Ohio Watching 142 People—Though Fewer Had Close, Direct Contact with Ebola Patient
Health workers continue to trace the steps nurse Amber Vinson's took through Northeast Ohio before she boarded a plane with a slight temperature and flew to Dallas, where she was diagnosed with Ebola.
They've contacted people she met, people on her flights to and from Cleveland and people who were in a bridal shop she visited with friends.
The health department is keeping an eye on more than 100 people. So far, state epidemiologist Dr. Mary DiOrio said, all are well.
"We have no cases of Ebola in Ohio," Diorio said, "and there are no individuals who have been contacted who have developed any illness."
Meaning they can't transmit the virus, health experts have said.
Not everyone is under the same level of scrutiny, because they're not equally at risk. Three are under strict quarantine -- they shook her hand, embraced her or had other physical contact while she said she was feeling "funny."

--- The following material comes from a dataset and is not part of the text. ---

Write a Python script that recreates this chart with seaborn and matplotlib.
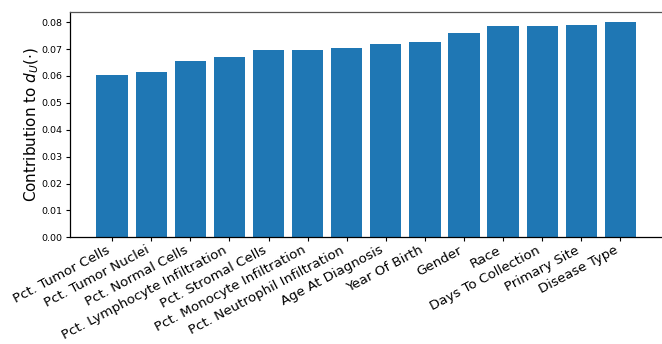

Others, who were near Vinson for more than an hour, CAN leave their homes, but they'll get a daily checkup from their local health department. They need special permission to travel -- and they'll have to do it by car.
"For the higher level tiers, we are recommending no commercial conveyances," she said. "So (no) airplanes, buses, those sorts of things.
People with lesser levels of contact are monitoring themselves for symptoms.
The incubation period for Ebola is 21 days or less. So if no new cases crop up in the state between now and Nov. 4, health officials say, Ohio will be in the clear.